- [MATERIAL]:
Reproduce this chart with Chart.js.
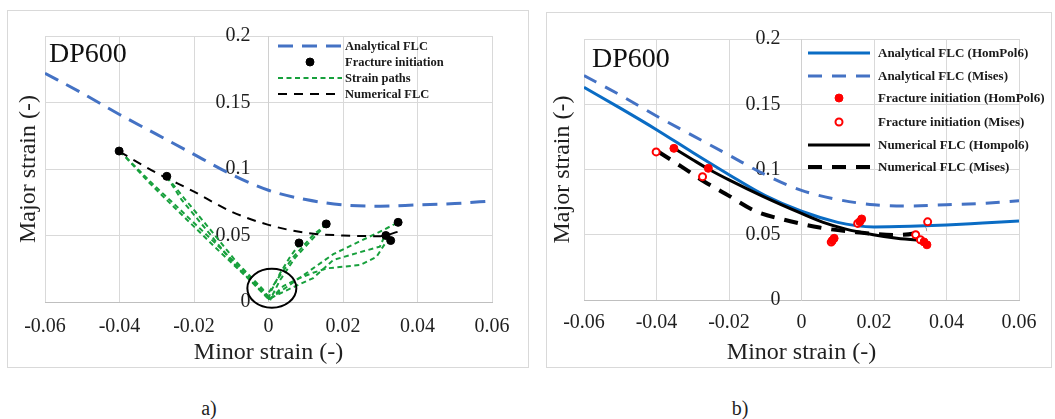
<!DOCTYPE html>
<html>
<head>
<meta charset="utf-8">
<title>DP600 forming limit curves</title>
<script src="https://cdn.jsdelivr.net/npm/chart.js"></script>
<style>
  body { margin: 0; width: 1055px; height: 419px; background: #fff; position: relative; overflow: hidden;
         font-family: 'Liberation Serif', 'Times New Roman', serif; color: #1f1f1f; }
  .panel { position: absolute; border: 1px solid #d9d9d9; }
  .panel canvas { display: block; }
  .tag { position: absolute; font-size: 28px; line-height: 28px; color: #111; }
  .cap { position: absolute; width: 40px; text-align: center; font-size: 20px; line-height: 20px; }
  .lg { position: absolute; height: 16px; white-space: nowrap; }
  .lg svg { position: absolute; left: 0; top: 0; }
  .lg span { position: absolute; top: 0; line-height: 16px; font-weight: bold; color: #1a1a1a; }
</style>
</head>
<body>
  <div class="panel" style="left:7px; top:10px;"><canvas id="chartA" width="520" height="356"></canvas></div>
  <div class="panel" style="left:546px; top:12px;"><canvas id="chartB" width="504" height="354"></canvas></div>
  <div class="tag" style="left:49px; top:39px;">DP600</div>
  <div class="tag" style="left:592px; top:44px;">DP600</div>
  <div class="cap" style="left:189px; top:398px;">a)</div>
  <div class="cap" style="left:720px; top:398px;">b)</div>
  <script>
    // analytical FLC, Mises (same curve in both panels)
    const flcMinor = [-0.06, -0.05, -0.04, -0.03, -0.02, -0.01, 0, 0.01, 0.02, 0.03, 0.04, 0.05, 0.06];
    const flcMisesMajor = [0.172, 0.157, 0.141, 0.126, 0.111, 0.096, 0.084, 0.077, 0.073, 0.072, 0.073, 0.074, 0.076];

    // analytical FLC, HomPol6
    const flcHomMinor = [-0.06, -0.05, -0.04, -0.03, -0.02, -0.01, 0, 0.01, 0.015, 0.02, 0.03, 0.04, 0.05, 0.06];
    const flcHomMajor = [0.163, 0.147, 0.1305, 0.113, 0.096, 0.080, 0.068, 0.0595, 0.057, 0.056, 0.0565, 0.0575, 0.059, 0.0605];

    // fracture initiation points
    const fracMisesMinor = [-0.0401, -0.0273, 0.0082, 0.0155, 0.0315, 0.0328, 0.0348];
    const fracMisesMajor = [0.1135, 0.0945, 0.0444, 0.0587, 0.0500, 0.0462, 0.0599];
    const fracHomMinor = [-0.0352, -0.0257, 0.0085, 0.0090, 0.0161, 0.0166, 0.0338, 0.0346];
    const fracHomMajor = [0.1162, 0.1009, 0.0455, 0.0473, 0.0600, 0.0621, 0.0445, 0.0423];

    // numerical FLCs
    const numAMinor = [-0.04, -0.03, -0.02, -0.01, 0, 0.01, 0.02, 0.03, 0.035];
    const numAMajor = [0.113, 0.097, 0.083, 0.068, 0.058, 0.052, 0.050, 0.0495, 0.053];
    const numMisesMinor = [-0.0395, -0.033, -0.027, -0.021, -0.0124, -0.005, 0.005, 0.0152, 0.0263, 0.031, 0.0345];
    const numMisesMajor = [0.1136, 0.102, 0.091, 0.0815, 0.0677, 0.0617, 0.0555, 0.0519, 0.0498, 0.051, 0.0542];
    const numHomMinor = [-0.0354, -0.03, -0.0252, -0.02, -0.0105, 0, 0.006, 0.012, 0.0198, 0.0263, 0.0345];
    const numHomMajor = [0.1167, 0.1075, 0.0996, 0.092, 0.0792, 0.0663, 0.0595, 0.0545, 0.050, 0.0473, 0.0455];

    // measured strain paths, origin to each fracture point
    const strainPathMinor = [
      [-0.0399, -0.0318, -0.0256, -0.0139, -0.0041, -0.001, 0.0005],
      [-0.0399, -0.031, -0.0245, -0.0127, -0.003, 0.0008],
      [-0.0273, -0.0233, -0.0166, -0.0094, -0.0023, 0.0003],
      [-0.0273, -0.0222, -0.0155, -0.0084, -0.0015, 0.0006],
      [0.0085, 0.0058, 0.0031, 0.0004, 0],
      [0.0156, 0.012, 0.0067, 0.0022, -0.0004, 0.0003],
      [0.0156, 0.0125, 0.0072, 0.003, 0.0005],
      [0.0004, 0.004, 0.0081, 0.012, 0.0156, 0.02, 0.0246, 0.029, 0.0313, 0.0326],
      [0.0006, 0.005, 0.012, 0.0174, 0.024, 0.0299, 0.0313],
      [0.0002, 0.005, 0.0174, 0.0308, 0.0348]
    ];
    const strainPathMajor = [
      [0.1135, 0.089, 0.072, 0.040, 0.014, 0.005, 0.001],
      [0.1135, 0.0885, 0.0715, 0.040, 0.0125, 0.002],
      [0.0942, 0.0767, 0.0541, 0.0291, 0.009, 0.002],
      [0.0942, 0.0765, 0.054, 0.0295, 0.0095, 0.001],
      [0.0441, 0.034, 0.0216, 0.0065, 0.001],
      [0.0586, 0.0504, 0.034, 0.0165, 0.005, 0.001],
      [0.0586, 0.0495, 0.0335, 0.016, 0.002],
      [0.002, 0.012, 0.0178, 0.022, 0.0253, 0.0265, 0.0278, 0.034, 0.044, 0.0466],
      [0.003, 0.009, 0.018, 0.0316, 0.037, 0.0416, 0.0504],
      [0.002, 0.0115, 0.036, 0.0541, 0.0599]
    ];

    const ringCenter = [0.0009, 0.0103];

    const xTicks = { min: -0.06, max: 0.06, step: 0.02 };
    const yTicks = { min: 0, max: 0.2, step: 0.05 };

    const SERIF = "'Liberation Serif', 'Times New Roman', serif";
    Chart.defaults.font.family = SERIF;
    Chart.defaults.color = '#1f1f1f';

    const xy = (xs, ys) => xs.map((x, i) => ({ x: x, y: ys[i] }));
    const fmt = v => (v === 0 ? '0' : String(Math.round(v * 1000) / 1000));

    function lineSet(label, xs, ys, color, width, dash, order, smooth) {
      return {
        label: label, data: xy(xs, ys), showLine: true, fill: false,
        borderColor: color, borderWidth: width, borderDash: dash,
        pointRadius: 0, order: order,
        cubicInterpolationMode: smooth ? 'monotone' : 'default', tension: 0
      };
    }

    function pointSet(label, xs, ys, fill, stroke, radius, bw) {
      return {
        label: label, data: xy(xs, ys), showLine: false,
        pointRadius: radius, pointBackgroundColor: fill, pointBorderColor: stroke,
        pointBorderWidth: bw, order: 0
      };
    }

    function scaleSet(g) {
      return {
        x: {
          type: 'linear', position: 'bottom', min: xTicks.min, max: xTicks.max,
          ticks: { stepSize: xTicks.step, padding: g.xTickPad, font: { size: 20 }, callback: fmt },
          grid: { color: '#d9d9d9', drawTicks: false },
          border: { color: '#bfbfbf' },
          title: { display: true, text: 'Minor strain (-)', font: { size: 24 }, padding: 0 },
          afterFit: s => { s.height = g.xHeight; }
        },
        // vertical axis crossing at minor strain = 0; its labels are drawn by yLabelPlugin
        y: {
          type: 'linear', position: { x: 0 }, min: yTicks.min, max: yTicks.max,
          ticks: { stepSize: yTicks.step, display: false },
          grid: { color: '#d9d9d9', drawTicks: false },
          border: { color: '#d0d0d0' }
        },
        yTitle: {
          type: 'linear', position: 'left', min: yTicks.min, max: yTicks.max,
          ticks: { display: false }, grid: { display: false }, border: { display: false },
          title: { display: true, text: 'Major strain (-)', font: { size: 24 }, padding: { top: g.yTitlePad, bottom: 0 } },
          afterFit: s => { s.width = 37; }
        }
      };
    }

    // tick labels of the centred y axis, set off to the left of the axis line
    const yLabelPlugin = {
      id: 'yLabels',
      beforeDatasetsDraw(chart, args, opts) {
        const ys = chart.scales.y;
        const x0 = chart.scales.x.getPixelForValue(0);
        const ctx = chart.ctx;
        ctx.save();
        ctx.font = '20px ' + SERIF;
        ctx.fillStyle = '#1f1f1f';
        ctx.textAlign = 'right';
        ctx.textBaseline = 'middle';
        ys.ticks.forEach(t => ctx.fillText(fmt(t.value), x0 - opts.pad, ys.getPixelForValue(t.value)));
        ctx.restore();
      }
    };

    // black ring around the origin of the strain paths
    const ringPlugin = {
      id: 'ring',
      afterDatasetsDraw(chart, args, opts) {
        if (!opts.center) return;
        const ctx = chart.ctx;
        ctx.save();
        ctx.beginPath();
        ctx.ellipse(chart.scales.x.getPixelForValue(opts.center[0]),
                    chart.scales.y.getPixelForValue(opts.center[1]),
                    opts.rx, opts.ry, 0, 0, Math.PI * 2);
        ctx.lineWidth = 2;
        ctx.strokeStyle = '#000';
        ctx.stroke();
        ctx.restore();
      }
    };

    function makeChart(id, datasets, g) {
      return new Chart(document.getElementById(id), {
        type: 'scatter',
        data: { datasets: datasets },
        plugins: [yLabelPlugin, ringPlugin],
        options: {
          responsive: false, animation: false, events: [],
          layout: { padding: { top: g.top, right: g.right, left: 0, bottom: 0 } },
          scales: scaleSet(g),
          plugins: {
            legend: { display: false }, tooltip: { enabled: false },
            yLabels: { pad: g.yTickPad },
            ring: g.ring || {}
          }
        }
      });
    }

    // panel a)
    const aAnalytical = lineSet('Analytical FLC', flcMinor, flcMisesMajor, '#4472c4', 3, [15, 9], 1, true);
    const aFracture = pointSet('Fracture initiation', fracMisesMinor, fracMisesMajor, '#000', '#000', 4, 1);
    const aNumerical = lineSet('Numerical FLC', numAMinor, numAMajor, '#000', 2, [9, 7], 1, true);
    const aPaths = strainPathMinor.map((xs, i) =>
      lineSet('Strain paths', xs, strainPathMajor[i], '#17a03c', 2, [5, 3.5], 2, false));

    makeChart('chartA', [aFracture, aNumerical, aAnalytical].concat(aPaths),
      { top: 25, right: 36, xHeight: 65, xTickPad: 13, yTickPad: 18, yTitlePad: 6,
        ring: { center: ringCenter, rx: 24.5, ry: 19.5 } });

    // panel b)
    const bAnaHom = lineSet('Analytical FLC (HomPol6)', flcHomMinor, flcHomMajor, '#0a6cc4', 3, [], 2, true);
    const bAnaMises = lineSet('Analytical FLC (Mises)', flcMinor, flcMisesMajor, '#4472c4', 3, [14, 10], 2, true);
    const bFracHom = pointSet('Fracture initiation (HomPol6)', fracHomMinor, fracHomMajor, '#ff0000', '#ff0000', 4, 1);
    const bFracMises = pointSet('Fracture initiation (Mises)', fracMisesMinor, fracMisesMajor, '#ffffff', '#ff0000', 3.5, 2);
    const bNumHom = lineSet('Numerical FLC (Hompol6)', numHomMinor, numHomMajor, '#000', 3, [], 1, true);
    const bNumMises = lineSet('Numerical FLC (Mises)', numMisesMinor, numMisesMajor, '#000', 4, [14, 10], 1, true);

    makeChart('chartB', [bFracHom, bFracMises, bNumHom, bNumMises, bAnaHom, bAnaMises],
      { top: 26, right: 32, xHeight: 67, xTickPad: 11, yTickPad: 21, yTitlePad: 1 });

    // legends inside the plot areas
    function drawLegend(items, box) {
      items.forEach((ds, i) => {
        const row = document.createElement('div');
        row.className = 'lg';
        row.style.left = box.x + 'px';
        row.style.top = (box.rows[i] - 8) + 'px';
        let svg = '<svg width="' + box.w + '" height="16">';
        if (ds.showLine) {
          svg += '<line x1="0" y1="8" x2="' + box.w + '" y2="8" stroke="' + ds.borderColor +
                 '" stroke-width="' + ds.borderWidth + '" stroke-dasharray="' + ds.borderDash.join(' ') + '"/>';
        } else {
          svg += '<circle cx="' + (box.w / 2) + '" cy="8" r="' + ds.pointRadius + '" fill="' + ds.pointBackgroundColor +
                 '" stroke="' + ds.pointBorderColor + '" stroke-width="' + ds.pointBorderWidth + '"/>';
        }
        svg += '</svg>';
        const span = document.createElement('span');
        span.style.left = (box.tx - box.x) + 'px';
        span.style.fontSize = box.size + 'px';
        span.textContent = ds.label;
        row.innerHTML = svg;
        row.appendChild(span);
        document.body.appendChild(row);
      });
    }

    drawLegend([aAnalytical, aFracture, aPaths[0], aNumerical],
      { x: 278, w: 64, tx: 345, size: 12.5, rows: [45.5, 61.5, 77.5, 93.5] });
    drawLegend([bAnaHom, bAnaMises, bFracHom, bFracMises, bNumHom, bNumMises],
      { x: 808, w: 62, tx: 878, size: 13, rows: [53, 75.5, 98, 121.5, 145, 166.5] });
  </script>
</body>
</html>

- [OBJECTIVE]: Please extract exactly the lines of the data, from the first through the line containing "0.0575, 0.059, 0.0605];", and add no pictures to the copy.

- [ANSWER TO THIS EXERCISE]:
Reproduce this chart with Chart.js.
<!DOCTYPE html>
<html>
<head>
<meta charset="utf-8">
<title>DP600 forming limit curves</title>
<script src="https://cdn.jsdelivr.net/npm/chart.js"></script>
<style>
  body { margin: 0; width: 1055px; height: 419px; background: #fff; position: relative; overflow: hidden;
         font-family: 'Liberation Serif', 'Times New Roman', serif; color: #1f1f1f; }
  .panel { position: absolute; border: 1px solid #d9d9d9; }
  .panel canvas { display: block; }
  .tag { position: absolute; font-size: 28px; line-height: 28px; color: #111; }
  .cap { position: absolute; width: 40px; text-align: center; font-size: 20px; line-height: 20px; }
  .lg { position: absolute; height: 16px; white-space: nowrap; }
  .lg svg { position: absolute; left: 0; top: 0; }
  .lg span { position: absolute; top: 0; line-height: 16px; font-weight: bold; color: #1a1a1a; }
</style>
</head>
<body>
  <div class="panel" style="left:7px; top:10px;"><canvas id="chartA" width="520" height="356"></canvas></div>
  <div class="panel" style="left:546px; top:12px;"><canvas id="chartB" width="504" height="354"></canvas></div>
  <div class="tag" style="left:49px; top:39px;">DP600</div>
  <div class="tag" style="left:592px; top:44px;">DP600</div>
  <div class="cap" style="left:189px; top:398px;">a)</div>
  <div class="cap" style="left:720px; top:398px;">b)</div>
  <script>
    // analytical FLC, Mises (same curve in both panels)
    const flcMinor = [-0.06, -0.05, -0.04, -0.03, -0.02, -0.01, 0, 0.01, 0.02, 0.03, 0.04, 0.05, 0.06];
    const flcMisesMajor = [0.172, 0.157, 0.141, 0.126, 0.111, 0.096, 0.084, 0.077, 0.073, 0.072, 0.073, 0.074, 0.076];

    // analytical FLC, HomPol6
    const flcHomMinor = [-0.06, -0.05, -0.04, -0.03, -0.02, -0.01, 0, 0.01, 0.015, 0.02, 0.03, 0.04, 0.05, 0.06];
    const flcHomMajor = [0.163, 0.147, 0.1305, 0.113, 0.096, 0.080, 0.068, 0.0595, 0.057, 0.056, 0.0565, 0.0575, 0.059, 0.0605];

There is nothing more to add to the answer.